All told, Varvares and his fellow forecasters now expect the economy to shrink by 1.9 percent this year, a much deeper contraction than the 0.2 percent dip projected in the fall.
If the new forecast is correct, it would mark the first time since 1991 the economy actually contracted over a full year and would be the worst showing since 1982, when the country had suffered through a severe recession.
Vanishing jobs, shrinking nest eggs, rising foreclosures and tanking home values have forced American consumers to cut back, which in turn has caused businesses to lay off workers and slash costs in other ways, feeding a vicious downward cycle for the economy.
The current recession, which started in December 2007, is posing a major challenge to Washington policymakers, including President Barack Obama and Fed Chairman Ben Bernanke.
That's because its root causes—a housing collapse, credit crunch and financial turmoil—are the worst since the 1930s and don't lend themselves to easy or quick fixes.
"As the news on the economy has darkened, so too, have the forecasts," said Ken Mayland, president of ClearView Economics.
"We are suffering a period of maximum stress on the economy." The economy is expected to remain feeble this year—even with new efforts by the administration and Congress to provide relief.
Just over the past few weeks, a $787 billion recovery package of increased government spending and tax cuts was signed into law, the president unveiled a $75 billion plan to stem home foreclosures and Treasury Secretary Timothy Geithner said as much as $2 trillion could be plowed into the financial system to jump-start lending.
In terms of lost economic activity in 2009, the biggest hit will come in the first six months, forecasters said. NABE forecasters now expect the economy to slide backward at a staggering pace of 5 percent in the current January-March quarter.
That's a sharp downgrade from the 1.3 percent annualized drop projected in the old survey.
"Further pronounced weakness in housing and deteriorating labor markets underscore the risks for 2009," Varvares said.
Many economists believe that the current quarter will be the worst of the recession in terms of the bite to gross domestic product, which is the value of all goods and services produced within the U.S. and is the broadest barometer of the country's economic health.

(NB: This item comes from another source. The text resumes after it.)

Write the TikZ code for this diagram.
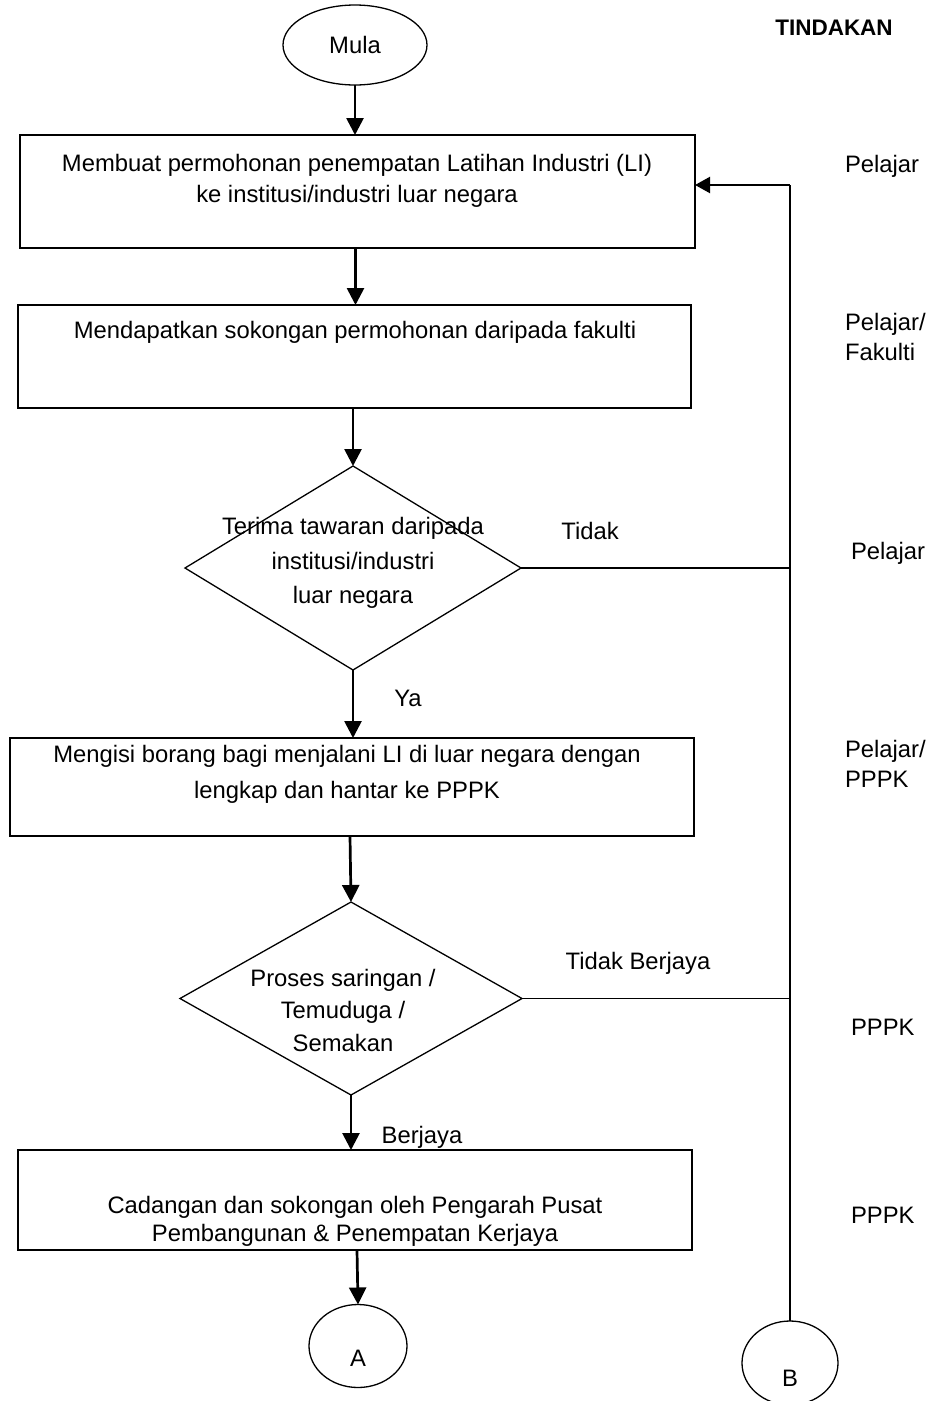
\documentclass[tikz,border=0pt]{standalone}
\usepackage{fontspec}
\setmainfont{Liberation Sans}
\usetikzlibrary{shapes.geometric,arrows.meta}
\begin{document}
\begin{tikzpicture}[x=1pt,y=-1pt,
  every node/.style={inner sep=0pt, outer sep=0pt},
  txt/.style={font=\fontsize{23.8}{31}\selectfont, align=center},
  boxnode/.style={draw, line width=1.3pt, rectangle},
  dec/.style={draw, line width=1.3pt, diamond},
  term/.style={draw, line width=1.3pt, ellipse},
  flow/.style={line width=2.7pt, -{Triangle[length=17pt,width=17pt]}},
  back/.style={line width=1.6pt},
  backarrow/.style={line width=2.2pt, -{Triangle[length=15pt,width=16pt]}}]
\useasboundingbox (0,0) rectangle (932,1401);

% terminals
\node[term, minimum width=144pt, minimum height=80pt] (mula) at (355,45) {};
\node[txt] (tmula) at (355,45) {Mula};

% boxes
\node[boxnode, minimum width=675pt, minimum height=113pt] (b1) at (357.5,191.5) {};
\node[txt] (t1) at (357,181) {Membuat permohonan penempatan Latihan Industri (LI)\\ke institusi/industri luar negara};

\node[boxnode, minimum width=673pt, minimum height=103pt] (b2) at (354.5,356.5) {};
\node[txt] (t2) at (355,332) {Mendapatkan sokongan permohonan daripada fakulti};

\node[dec, minimum width=336pt, minimum height=204pt] (d1) at (353,568) {};
\node[txt, font=\fontsize{23.8}{34.5}\selectfont] (td1) at (353,563) {Terima tawaran daripada\\institusi/industri\\luar negara};

\node[boxnode, minimum width=684pt, minimum height=98pt] (b3) at (352,787) {};
\node[txt, font=\fontsize{23.8}{36}\selectfont] (t3) at (347,774) {Mengisi borang bagi menjalani LI di luar negara dengan\\lengkap dan hantar ke PPPK};

\node[dec, minimum width=342pt, minimum height=193pt] (d2) at (351,998.5) {};
\node[txt, font=\fontsize{23.8}{32.5}\selectfont] (td2) at (343,1010) {Proses saringan /\\Temuduga /\\Semakan};

\node[boxnode, minimum width=674pt, minimum height=100pt] (b4) at (355,1200) {};
\node[txt, font=\fontsize{23.8}{28}\selectfont] (t4) at (355,1221) {Cadangan dan sokongan oleh Pengarah Pusat\\Pembangunan \& Penempatan Kerjaya};

\node[term, minimum width=98pt, minimum height=83pt] (A) at (358,1346) {};
\node[txt] (tA) at (358,1358) {A};
\node[term, minimum width=96pt, minimum height=84pt] (B) at (790,1363) {};
\node[txt] (tB) at (790,1378) {B};

% labels on connectors
\node[txt] (ltidak) at (590,531) {Tidak};
\node[txt] (lya) at (408,698) {Ya};
\node[txt] (ltb) at (638,963) {Tidak Berjaya};
\node[txt] (lb) at (422,1137) {Berjaya};

% right column
\node[txt, font=\bfseries\fontsize{22.5}{27}\selectfont] (tind) at (834,28) {TINDAKAN};
\node[txt, anchor=west] (r1) at (845,166) {Pelajar};
\node[txt, anchor=west, align=left, font=\fontsize{23.8}{30}\selectfont] (r2) at (845,337) {Pelajar/\\Fakulti};
\node[txt, anchor=west] (r3) at (851,553) {Pelajar};
\node[txt, anchor=west, align=left, font=\fontsize{23.8}{30}\selectfont] (r4) at (845,764) {Pelajar/\\PPPK};
\node[txt, anchor=west] (r5) at (851,1027) {PPPK};
\node[txt, anchor=west] (r6) at (851,1215) {PPPK};

% main flow
\draw[flow] (mula.south) -- (mula.south |- b1.north);
\draw[flow] ([xshift=-2pt]b1.south) -- ([xshift=-2pt]b1.south |- b2.north);
\draw[flow] ([xshift=-1.5pt]b2.south) -- (d1.north);
\draw[flow] (d1.south) -- (d1.south |- b3.north);
\draw[flow] ([xshift=-2pt]b3.south) -- (d2.north);
\draw[flow] (d2.south) -- (d2.south |- b4.north);
\draw[flow] ([xshift=2pt]b4.south) -- (A.north);

% return loop
\coordinate (ret) at (790,185);
\draw[back] (d1.east) -- (d1.east -| ret);
\draw[back] (d2.east) -- (d2.east -| ret);
\draw[back] (B.north) -- (ret);
\draw[backarrow] (ret) -- (b1.east |- ret);
\end{tikzpicture}
\end{document}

The second quarter of this year also will be a lot weaker, with the forecasters now calling for the economy to contract at a 1.7 percent pace, compared with the prior projection of 0.5 percent growth.
In the second half of this year, the economy should expand, but still less than what economists thought just a few months ago.
NABE forecasters believe home sales and housing construction should hit bottom by the middle of the year, which would help stabilize the economy. Home prices, however, are expected to keep falling, according to other experts.
NABE forecasters predicted that when all is said and done the recession will have caused GDP to decline 2.8 percent.
That would be "slightly less than the 3.1 percent during the early '70s," according to the survey of 47 forecasters taken between Jan. 29 and Feb. 12.
Even in the best-case scenario, with the recession ending sometime in the second half of this year, employment conditions will be tough.
Some of the forecasters said the nation's unemployment rate could rise as high as 9 percent for all of 2009 and hit 10 percent next year. In 2008, the jobless rate averaged 5.8 percent, the highest since 2003.
The survey's median forecast—or middle point—called for the unemployment rate to rise to 8.4 percent this year and 8.8 percent next year.
Companies touching every part of the economy have announced thousands of layoffs already this year and more cuts came last week.
Goodyear said it will cut nearly 5,000 jobs, or almost 7 percent of its work force, this year, following the elimination of about 4,000 jobs in the second half of last year.
General Motors and Chrysler, which are asking the government for billions more in aid to remain viable, announced plans to cut 50,000 more jobs, 47,000 of which would be at GM.
The Fed said the unemployment rate could stay elevated into 2011.
Some analysts think the jobless rate won't drift down to a more normal range of around 5 percent until 2013—at the earliest. Companies won't ramp up hiring until they feel confident that any recovery has staying power. That's why employment is usually the last piece of the economy to reap the benefits of a recovery.
"A meaningful recovery is not expected to take hold until next year," said Varvares.
NABE predicts GDP will rebound in 2010, averaging 2.4 percent over the course of the year. The Fed, too, is forecasting that the economy will grow again in 2010—and will pick up momentum in 2011. Even so, the Fed is still guarded about any turnaround.
Given all the negative forces weighing on consumers and businesses, the economic recovery "would be unusually gradual and prolonged," the Fed said.